> What you have to do:
Transcribe the material verbatim in full; the pictures do not belong in the copy.

> Supplied information:
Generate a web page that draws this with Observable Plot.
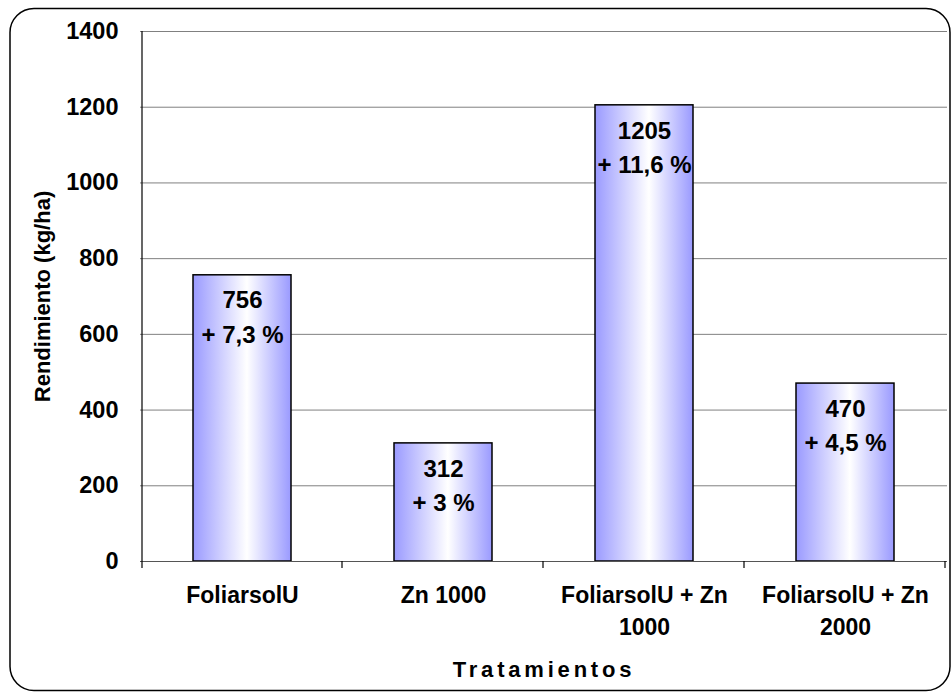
<!DOCTYPE html>
<html>
<head>
<meta charset="utf-8">
<script src="https://cdn.jsdelivr.net/npm/d3@7"></script>
<script src="https://cdn.jsdelivr.net/npm/@observablehq/plot@0.6"></script>
<style>
  html, body { margin: 0; padding: 0; background: #fff; }
  #chart svg { display: block; }
</style>
</head>
<body>
<div id="chart"></div>
<script>
const categories = ["FoliarsolU", "Zn 1000", "FoliarsolU + Zn 1000", "FoliarsolU + Zn 2000"];
const categoryLabels = ["FoliarsolU", "Zn 1000", "FoliarsolU + Zn\n1000", "FoliarsolU + Zn\n2000"];
const yields = [756, 312, 1205, 470];
const increases = ["+ 7,3 %", "+ 3 %", "+ 11,6 %", "+ 4,5 %"];
const yTicks = [0, 200, 400, 600, 800, 1000, 1200, 1400];
const xTitle = "Tratamientos";
const yTitle = "Rendimiento (kg/ha)";

const data = categories.map((c, i) => ({
  cat: c,
  label: categoryLabels[i],
  value: yields[i],
  text: `${yields[i]}\n${increases[i]}`
}));

const font = "'Liberation Sans', Arial, sans-serif";

const chart = Plot.plot({
  width: 952,
  height: 693,
  marginLeft: 140,
  marginRight: 5,
  marginTop: 31,
  marginBottom: 132,
  style: { fontFamily: font, background: "white", overflow: "visible" },
  x: { domain: categories, paddingInner: 0.51, paddingOuter: 0.255, axis: null },
  y: { domain: [0, 1400], axis: null },
  marks: [
    Plot.gridY(yTicks, { stroke: "#808080", strokeOpacity: 1, strokeWidth: 1 }),
    Plot.axisY(yTicks, { tickSize: 9, tickPadding: 13, fontSize: 23.5, fontWeight: "bold", fill: "black", stroke: "none", label: null, tickFormat: d => String(d) }),
    Plot.barY(data, { x: "cat", y: "value", fill: "url(#barGrad)", stroke: "black", strokeWidth: 1.5 }),
    Plot.ruleY([0], { stroke: "#555", strokeWidth: 1.2 }),
    Plot.text(data, { x: "cat", y: "value", text: "text", lineAnchor: "top", dy: 9, lineHeight: 1.42, fontSize: 24, fontWeight: "bold", fill: "black" }),
    Plot.text(data, { x: "cat", frameAnchor: "bottom", text: "label", lineAnchor: "top", dy: 18, lineHeight: 1.42, fontSize: 23, fontWeight: "bold", fill: "black" }),
    Plot.text([xTitle], { frameAnchor: "bottom", text: d => d, lineAnchor: "middle", textAnchor: "middle", dy: 108, fontSize: 22, fontWeight: "bold", fill: "black" }),
    Plot.text([yTitle], { frameAnchor: "left", text: d => d, rotate: -90, textAnchor: "middle", lineAnchor: "middle", dx: -98, fontSize: 22, fontWeight: "bold", fill: "black" })
  ]
});

const svg = d3.select(chart);
// gradient definition
const defs = svg.insert("defs", ":first-child");
const grad = defs.append("linearGradient").attr("id", "barGrad").attr("x1", "0").attr("x2", "1").attr("y1", "0").attr("y2", "0");
grad.append("stop").attr("offset", "0%").attr("stop-color", "#9a9aff");
grad.append("stop").attr("offset", "55%").attr("stop-color", "#ffffff");
grad.append("stop").attr("offset", "100%").attr("stop-color", "#9a9aff");

// letter spacing for x title
svg.selectAll("text").filter(function() { return this.textContent === xTitle; }).attr("letter-spacing", "3.8px");

// axis line and category boundary ticks using the chart's scales
const xs = chart.scale("x");
const ys = chart.scale("y");
const step = xs.bandwidth / (1 - xs.paddingInner);
const y0 = ys.apply(0);
const yTop = ys.apply(1400);
const extra = svg.append("g").attr("stroke", "black").attr("stroke-width", 1.2);
const left = xs.apply(categories[0]) - xs.paddingInner * step / 2;
extra.append("line").attr("x1", left).attr("x2", left).attr("y1", yTop).attr("y2", y0 + 7);
categories.forEach((c, i) => {
  const b = xs.apply(c) + xs.bandwidth + xs.paddingInner * step / 2;
  extra.append("line").attr("x1", b).attr("x2", b).attr("y1", y0).attr("y2", y0 + 7);
});

// outer rounded border
svg.append("rect").attr("x", 10).attr("y", 8.5).attr("width", 940).attr("height", 682)
  .attr("rx", 24).attr("fill", "none").attr("stroke", "black").attr("stroke-width", 1.5);

document.getElementById("chart").appendChild(chart);
</script>
</body>
</html>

> Answer for this exercise:
Generate a web page that draws this with Observable Plot.
<!DOCTYPE html>
<html>
<head>
<meta charset="utf-8">
<script src="https://cdn.jsdelivr.net/npm/d3@7"></script>
<script src="https://cdn.jsdelivr.net/npm/@observablehq/plot@0.6"></script>
<style>
  html, body { margin: 0; padding: 0; background: #fff; }
  #chart svg { display: block; }
</style>
</head>
<body>
<div id="chart"></div>
<script>
const categories = ["FoliarsolU", "Zn 1000", "FoliarsolU + Zn 1000", "FoliarsolU + Zn 2000"];
const categoryLabels = ["FoliarsolU", "Zn 1000", "FoliarsolU + Zn\n1000", "FoliarsolU + Zn\n2000"];
const yields = [756, 312, 1205, 470];
const increases = ["+ 7,3 %", "+ 3 %", "+ 11,6 %", "+ 4,5 %"];
const yTicks = [0, 200, 400, 600, 800, 1000, 1200, 1400];
const xTitle = "Tratamientos";
const yTitle = "Rendimiento (kg/ha)";

const data = categories.map((c, i) => ({
  cat: c,
  label: categoryLabels[i],
  value: yields[i],
  text: `${yields[i]}\n${increases[i]}`
}));

const font = "'Liberation Sans', Arial, sans-serif";

const chart = Plot.plot({
  width: 952,
  height: 693,
  marginLeft: 140,
  marginRight: 5,
  marginTop: 31,
  marginBottom: 132,
  style: { fontFamily: font, background: "white", overflow: "visible" },
  x: { domain: categories, paddingInner: 0.51, paddingOuter: 0.255, axis: null },
  y: { domain: [0, 1400], axis: null },
  marks: [
    Plot.gridY(yTicks, { stroke: "#808080", strokeOpacity: 1, strokeWidth: 1 }),
    Plot.axisY(yTicks, { tickSize: 9, tickPadding: 13, fontSize: 23.5, fontWeight: "bold", fill: "black", stroke: "none", label: null, tickFormat: d => String(d) }),
    Plot.barY(data, { x: "cat", y: "value", fill: "url(#barGrad)", stroke: "black", strokeWidth: 1.5 }),
    Plot.ruleY([0], { stroke: "#555", strokeWidth: 1.2 }),
    Plot.text(data, { x: "cat", y: "value", text: "text", lineAnchor: "top", dy: 9, lineHeight: 1.42, fontSize: 24, fontWeight: "bold", fill: "black" }),
    Plot.text(data, { x: "cat", frameAnchor: "bottom", text: "label", lineAnchor: "top", dy: 18, lineHeight: 1.42, fontSize: 23, fontWeight: "bold", fill: "black" }),
    Plot.text([xTitle], { frameAnchor: "bottom", text: d => d, lineAnchor: "middle", textAnchor: "middle", dy: 108, fontSize: 22, fontWeight: "bold", fill: "black" }),
    Plot.text([yTitle], { frameAnchor: "left", text: d => d, rotate: -90, textAnchor: "middle", lineAnchor: "middle", dx: -98, fontSize: 22, fontWeight: "bold", fill: "black" })
  ]
});

const svg = d3.select(chart);
// gradient definition
const defs = svg.insert("defs", ":first-child");
const grad = defs.append("linearGradient").attr("id", "barGrad").attr("x1", "0").attr("x2", "1").attr("y1", "0").attr("y2", "0");
grad.append("stop").attr("offset", "0%").attr("stop-color", "#9a9aff");
grad.append("stop").attr("offset", "55%").attr("stop-color", "#ffffff");
grad.append("stop").attr("offset", "100%").attr("stop-color", "#9a9aff");

// letter spacing for x title
svg.selectAll("text").filter(function() { return this.textContent === xTitle; }).attr("letter-spacing", "3.8px");

// axis line and category boundary ticks using the chart's scales
const xs = chart.scale("x");
const ys = chart.scale("y");
const step = xs.bandwidth / (1 - xs.paddingInner);
const y0 = ys.apply(0);
const yTop = ys.apply(1400);
const extra = svg.append("g").attr("stroke", "black").attr("stroke-width", 1.2);
const left = xs.apply(categories[0]) - xs.paddingInner * step / 2;
extra.append("line").attr("x1", left).attr("x2", left).attr("y1", yTop).attr("y2", y0 + 7);
categories.forEach((c, i) => {
  const b = xs.apply(c) + xs.bandwidth + xs.paddingInner * step / 2;
  extra.append("line").attr("x1", b).attr("x2", b).attr("y1", y0).attr("y2", y0 + 7);
});

// outer rounded border
svg.append("rect").attr("x", 10).attr("y", 8.5).attr("width", 940).attr("height", 682)
  .attr("rx", 24).attr("fill", "none").attr("stroke", "black").attr("stroke-width", 1.5);

document.getElementById("chart").appendChild(chart);
</script>
</body>
</html>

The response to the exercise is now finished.